I presumed because of this framing that “exit consents” referred to altering the non-financial terms of a contract under NY law – ie the Ecuador (2000) example:
Ecuador and the lawyers engineered the exchange offer’s “exit consent” — by getting rid of the cross-default and negative pledge clauses which enabled Ecuador to hold on to the Brady’s making acceleration a non-issue, and further the bonds were delisted.
So if a Majority Action Amendment is utilized to alter the financial terms of a bond, the same basic effect is being sought whether or not its an “exit consent” under the Buccheit definition – the main differences I would presume would be the voting threshold necessary to design the exit, and the direct ability to kill the value of the old bond by altering the financial terms directly which should be extremely effective in reducing any residual incentive to hold out.
Secondly, you are referring to explicit argument that official sector folks made that CACs and ECs would not be utilized together.
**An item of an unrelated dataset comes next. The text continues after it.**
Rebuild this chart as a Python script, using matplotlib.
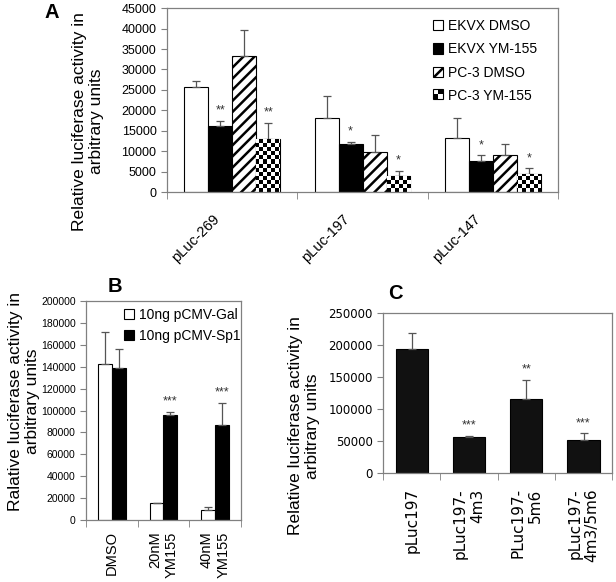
import matplotlib
matplotlib.use("Agg")
import matplotlib.pyplot as plt
import numpy as np
from matplotlib.patches import Rectangle, Patch
from matplotlib.transforms import ScaledTranslation

plt.rcParams['font.family'] = ['Liberation Sans', 'DejaVu Sans']
plt.rcParams['hatch.linewidth'] = 1.8

# ---- panel A data ----
a_groups = ["pLuc-269", "pLuc-197", "pLuc-147"]
a_series = ["EKVX DMSO", "EKVX YM-155", "PC-3 DMSO", "PC-3 YM-155"]
ekvx_dmso = [25800, 18000, 13300]
ekvx_dmso_err = [1400, 5400, 4700]
ekvx_ym = [16100, 11700, 7700]
ekvx_ym_err = [1400, 600, 1300]
pc3_dmso = [33200, 9900, 9000]
pc3_dmso_err = [6400, 4100, 2700]
pc3_ym = [13000, 4000, 4400]
pc3_ym_err = [3900, 1200, 1400]
a_stars = [["", "**", "", "**"], ["", "*", "", "*"], ["", "*", "", "*"]]

# ---- panel B data ----
b_groups = ["DMSO", "20nM\nYM155", "40nM\nYM155"]
b_gal = [143000, 16000, 9000]
b_gal_err = [29000, 0, 3000]
b_sp1 = [139000, 96000, 87000]
b_sp1_err = [17000, 3000, 20000]
b_stars = ["", "***", "***"]

# ---- panel C data ----
c_groups = ["pLuc197", "pLuc197-\n4m3", "PLuc197-\n5m6", "pLuc197-\n4m3/5m6"]
c_vals = [194000, 57000, 116000, 52000]
c_err = [24000, 1000, 30000, 10000]
c_stars = ["", "***", "**", "***"]

fig = plt.figure(figsize=(6.16, 5.82), dpi=100)
GREY = '#808080'


def excel_axes(ax, n):
    for sp in ax.spines.values():
        sp.set_color(GREY)
        sp.set_linewidth(0.9)
    ax.set_xlim(0, n)
    ax.set_xticks(np.arange(n) + 0.5)
    ax.set_xticks(np.arange(n + 1), minor=True)
    ax.tick_params(axis='x', which='major', length=0)
    ax.tick_params(axis='x', which='minor', length=5, color=GREY)
    ax.tick_params(axis='y', length=4, color=GREY)


def err_stars(ax, xs, vals, errs, stars, fs):
    ax.errorbar(xs, vals, yerr=[np.zeros(len(vals)), errs], fmt='none',
                ecolor='#555555', elinewidth=0.9, capsize=3, capthick=0.9)
    for x, v, e, s in zip(xs, vals, errs, stars):
        if s:
            ax.annotate(s, (x, v + e), xytext=(0, 3), textcoords='offset points',
                        ha='center', va='bottom', fontsize=fs, color='#333333')


# ================= Panel A =================
axA = fig.add_axes([0.271, 0.670, 0.635, 0.316])
excel_axes(axA, 3)
w = 0.184
x0 = np.arange(3) + 0.5
offs = np.array([-1.5, -0.5, 0.5, 1.5]) * w
series_vals = [ekvx_dmso, ekvx_ym, pc3_dmso, pc3_ym]
series_err = [ekvx_dmso_err, ekvx_ym_err, pc3_dmso_err, pc3_ym_err]

axA.bar(x0 + offs[0], ekvx_dmso, w, color='white', edgecolor='black', linewidth=0.8)
axA.bar(x0 + offs[1], ekvx_ym, w, color='black', edgecolor='black', linewidth=0.8)
axA.bar(x0 + offs[2], pc3_dmso, w, color='white', edgecolor='black', hatch='///', linewidth=0.8)
chk_bars = axA.bar(x0 + offs[3], pc3_ym, w, color='white', edgecolor='black', linewidth=0.8)

# checkerboard fill clipped to each bar (about 4 px squares)
ny, nx = 46, 98
board = (np.add.outer(np.arange(ny), np.arange(nx)) % 2).astype(float)
for b in chk_bars:
    im = axA.imshow(board, cmap='gray', extent=[0, 1, 0, 1], transform=axA.transAxes,
                    interpolation='nearest', aspect='auto', zorder=2.5)
    im.set_clip_path(b)
axA.set_xlim(0, 3)

for k in range(4):
    err_stars(axA, x0 + offs[k], series_vals[k], series_err[k], [s[k] for s in a_stars], 9)

axA.set_ylim(0, 45000)
axA.set_yticks(np.arange(0, 45001, 5000))
axA.tick_params(axis='y', labelsize=9)
axA.set_xticklabels(a_groups, rotation=45, ha='right', va='top', rotation_mode='anchor',
                    fontsize=10.5)
axA.tick_params(axis='x', which='major', pad=14.5)
for t in axA.get_xticklabels():
    t.set_transform(t.get_transform() + ScaledTranslation(-0.2, 0, fig.dpi_scale_trans))
axA.set_ylabel("Relative luciferase activity in\narbitrary units", fontsize=12.5)
axA.yaxis.set_label_coords(-0.161, 0.386)


class CheckerHandler:
    def legend_artist(self, legend, orig_handle, fontsize, handlebox):
        x, y = handlebox.xdescent, handlebox.ydescent
        wd, ht = handlebox.width, handlebox.height
        tr = handlebox.get_transform()
        handlebox.add_artist(Rectangle((x, y), wd, ht, fc='white', ec='black', lw=0.8, transform=tr))
        for i in range(2):
            for j in range(2):
                if (i + j) % 2 == 0:
                    handlebox.add_artist(Rectangle((x + i * wd / 2, y + j * ht / 2), wd / 2, ht / 2,
                                                   fc='black', ec='none', transform=tr))
        return handlebox


h_chk = Patch(fc='white', ec='black', label=a_series[3])
handles = [Patch(fc='white', ec='black', lw=0.8, label=a_series[0]),
           Patch(fc='black', ec='black', lw=0.8, label=a_series[1]),
           Patch(fc='white', ec='black', lw=0.8, hatch='///', label=a_series[2]),
           h_chk]
axA.legend(handles=handles, handler_map={h_chk: CheckerHandler()}, frameon=False,
           loc='upper left', bbox_to_anchor=(0.68, 0.94), fontsize=10,
           borderpad=0, borderaxespad=0,
           handlelength=0.75, handleheight=0.75, handletextpad=0.3, labelspacing=0.66)
fig.text(0.073, 0.995, "A", fontsize=14.5, fontweight='bold', va='top')

# ================= Panel B =================
axB = fig.add_axes([0.1396, 0.1065, 0.2516, 0.376])
excel_axes(axB, 3)
wb = 0.27
xb = np.arange(3) + 0.5
axB.bar(xb - wb / 2, b_gal, wb, color='white', edgecolor='black', linewidth=0.8,
        label="10ng pCMV-Gal")
axB.bar(xb + wb / 2, b_sp1, wb, color='black', edgecolor='black', linewidth=0.8,
        label="10ng pCMV-Sp1")
err_stars(axB, xb - wb / 2, b_gal, b_gal_err, ["", "", ""], 9)
err_stars(axB, xb + wb / 2, b_sp1, b_sp1_err, b_stars, 9)
axB.set_ylim(0, 200000)
axB.set_yticks(np.arange(0, 200001, 20000))
axB.tick_params(axis='y', labelsize=7.5)
axB.set_xticklabels(b_groups, rotation=90, va='top', ha='center', multialignment='right',
                    fontsize=10.5)
axB.tick_params(axis='x', which='major', pad=8)
axB.set_ylabel("Ralative luciferase activity in\narbitrary units", fontsize=12.5)
axB.yaxis.set_label_coords(-0.297, 0.543)
axB.legend(frameon=False, loc='upper left', bbox_to_anchor=(0.245, 0.97), fontsize=10,
           borderpad=0, borderaxespad=0,
           handlelength=0.75, handleheight=0.75, handletextpad=0.3, labelspacing=0.5)
fig.text(0.174, 0.524, "B", fontsize=14.5, fontweight='bold', va='top')

# ================= Panel C =================
axC = fig.add_axes([0.6218, 0.1873, 0.372, 0.275])
excel_axes(axC, 4)
xc = np.arange(4) + 0.5
axC.bar(xc, c_vals, 0.56, color='#111111', edgecolor='black', linewidth=0.8)
err_stars(axC, xc, c_vals, c_err, c_stars, 9)
axC.set_ylim(0, 250000)
axC.set_yticks(np.arange(0, 250001, 50000))
for t in axC.get_yticklabels():
    t.set_family('DejaVu Sans')
axC.tick_params(axis='y', labelsize=8.5)
axC.set_xticklabels(c_groups, rotation=90, va='top', ha='center', multialignment='right',
                    fontsize=11, family='DejaVu Sans')
axC.tick_params(axis='x', which='major', pad=11)
axC.set_ylabel("Relative luciferase activity in\narbitrary units", fontsize=12.5)
axC.yaxis.set_label_coords(-0.275, 0.294)
fig.text(0.630, 0.512, "C", fontsize=14.5, fontweight='bold', va='top')

fig.savefig("out.png", dpi=100)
I am not even sure I understand why in a world of exchange offers anyone would bind their hands like that, but I presume it was a rhetorical response to fear of exit consents and disapproval voiced by groups like EMCA.
Brad:
1) You’re quite right. My bad.
2) Are you really “rather surprised that anyone claimed clauses were an alternative to exit consents”? Because they did so repeatedly to me, even after I gave them many opportunities to admit that in fact exchange offers would still be the way everything worked, and that therefore exit consents were a sensible thing to use.
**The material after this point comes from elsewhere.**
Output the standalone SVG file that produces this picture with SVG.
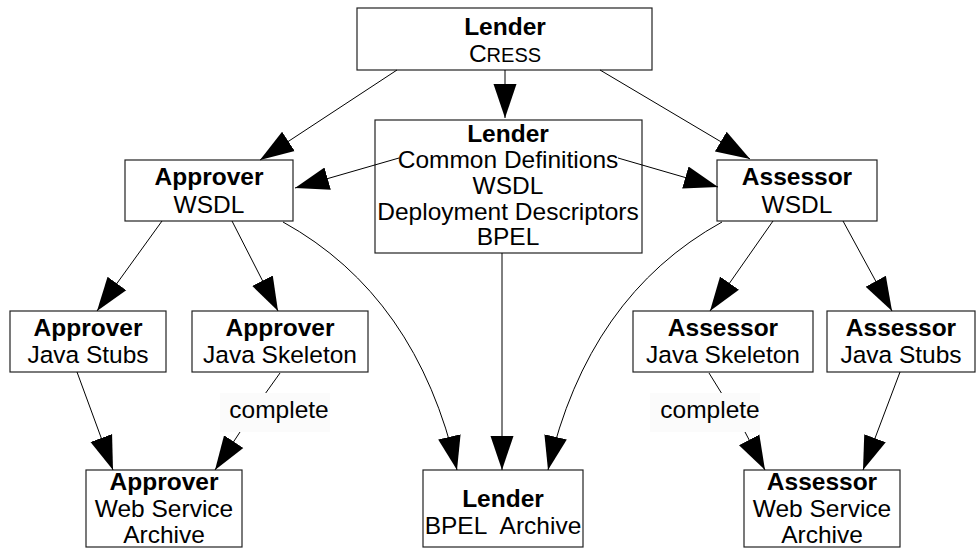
<svg xmlns="http://www.w3.org/2000/svg" width="976" height="548" viewBox="0 0 976 548">
<style>
.box{fill:#fff;stroke:#222;stroke-width:1.2}
.t{font-family:"Liberation Sans",Arial,sans-serif;font-size:24.5px;fill:#000;text-anchor:middle}
.b{font-weight:bold}
.e{fill:none;stroke:#000;stroke-width:1}
.lbg{fill:#fbfbfb;stroke:none}
</style>
<defs>
<marker id="ah" markerUnits="userSpaceOnUse" markerWidth="35" markerHeight="25" refX="34" refY="12.5" orient="auto">
<path d="M0,1 L34,12.5 L0,24 z" fill="#000"/>
</marker>
</defs>
<rect width="976" height="548" fill="#fff"/>
<g id="lender-cress">
<rect class="box" x="357" y="8" width="295" height="62"/>
<text class="t b" x="505" y="35">Lender</text>
<text class="t" x="505" y="62">C<tspan font-size="20">RESS</tspan></text>
</g>
<g id="lender-defs">
<rect class="box" x="375" y="120" width="267" height="133"/>
<text class="t b" x="508" y="142">Lender</text>
<text class="t" x="508" y="168">Common Definitions</text>
<text class="t" x="508" y="194">WSDL</text>
<text class="t" x="508" y="220">Deployment Descriptors</text>
<text class="t" x="508" y="245">BPEL</text>
</g>
<g id="approver-wsdl">
<rect class="box" x="125" y="160" width="168" height="61"/>
<text class="t b" x="209" y="185">Approver</text>
<text class="t" x="209" y="213">WSDL</text>
</g>
<g id="assessor-wsdl">
<rect class="box" x="717" y="160" width="160" height="61"/>
<text class="t b" x="797" y="185">Assessor</text>
<text class="t" x="797" y="213">WSDL</text>
</g>
<g id="approver-stubs">
<rect class="box" x="10" y="311" width="156" height="61"/>
<text class="t b" x="88" y="336">Approver</text>
<text class="t" x="88" y="363">Java Stubs</text>
</g>
<g id="approver-skeleton">
<rect class="box" x="192" y="311" width="176" height="61"/>
<text class="t b" x="280" y="336">Approver</text>
<text class="t" x="280" y="363">Java Skeleton</text>
</g>
<g id="assessor-skeleton">
<rect class="box" x="633" y="311" width="180" height="61"/>
<text class="t b" x="723" y="336">Assessor</text>
<text class="t" x="723" y="363">Java Skeleton</text>
</g>
<g id="assessor-stubs">
<rect class="box" x="827" y="311" width="148" height="61"/>
<text class="t b" x="901" y="336">Assessor</text>
<text class="t" x="901" y="363">Java Stubs</text>
</g>
<g id="approver-archive">
<rect class="box" x="86" y="470" width="156" height="77"/>
<text class="t b" x="164" y="490">Approver</text>
<text class="t" x="164" y="517">Web Service</text>
<text class="t" x="164" y="543">Archive</text>
</g>
<g id="lender-archive">
<rect class="box" x="423" y="470" width="160" height="77"/>
<text class="t b" x="503" y="507">Lender</text>
<text class="t" x="503" y="534">BPEL&#160; Archive</text>
</g>
<g id="assessor-archive">
<rect class="box" x="744" y="470" width="156" height="77"/>
<text class="t b" x="822" y="490">Assessor</text>
<text class="t" x="822" y="517">Web Service</text>
<text class="t" x="822" y="543">Archive</text>
</g>
<g id="edges">
<path class="e" d="M505,70 L505,118" marker-end="url(#ah)"/>
<path class="e" d="M397,70 L260,160" marker-end="url(#ah)"/>
<path class="e" d="M600,70 L750,159" marker-end="url(#ah)"/>
<path class="e" d="M399,158 L295,188" marker-end="url(#ah)"/>
<path class="e" d="M618,158 L718,187" marker-end="url(#ah)"/>
<path class="e" d="M162,221 L97,311" marker-end="url(#ah)"/>
<path class="e" d="M232,221 L278,311" marker-end="url(#ah)"/>
<path class="e" d="M283,222 Q417,296 457,470" marker-end="url(#ah)"/>
<path class="e" d="M502,253 L502,470" marker-end="url(#ah)"/>
<path class="e" d="M722,222 Q588,296 548,470" marker-end="url(#ah)"/>
<path class="e" d="M773,221 L710,311" marker-end="url(#ah)"/>
<path class="e" d="M843,221 L892,311" marker-end="url(#ah)"/>
<path class="e" d="M77,372 L113,470" marker-end="url(#ah)"/>
<path class="e" d="M280,373 L265,394"/>
<path class="e" d="M240,432 L215,470" marker-end="url(#ah)"/>
<path class="e" d="M709,373 L722,394"/>
<path class="e" d="M745,432 L765,470" marker-end="url(#ah)"/>
<path class="e" d="M900,372 L863,470" marker-end="url(#ah)"/>
</g>
<g id="lbl-approver-complete">
<rect class="lbg" x="220" y="393" width="110" height="39"/>
<text class="t" x="279" y="418">complete</text>
</g>
<g id="lbl-assessor-complete">
<rect class="lbg" x="650" y="393" width="110" height="39"/>
<text class="t" x="710" y="418">complete</text>
</g>
</svg>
As for grounds for objection, yes you’re right that the right to do this is in the four corners of the contract. But it’s a bit like kicking the ladder away once you’ve climbed it: the bond you’re amending is one you’re exiting from and therefore you have no interest in the rights of holders of that bond.
Felix —
Local press accounts of the exchange, like mention that beyond the majority of creditors that have accepted the offer — there are is a creditor who is still in the midst of negotiations:
“Dr. Barnett [Financial Secretary] added that, “…the only remaining commercial creditor of any significant size (the holder of the insured loans) is currently in discussions with the other parties involved in those transactions. We expect that those arrangements will be completed in time to permit the insured loans to participate in the exchange offer.”
Any leads?
Funny thing about sovereign debt: with few exceptions, bond holders have no recourse.
I think there was one Belize loan with some kind of monoline wrap — which means that Belize has to negotiate separately with the insurer. But I’m not sure.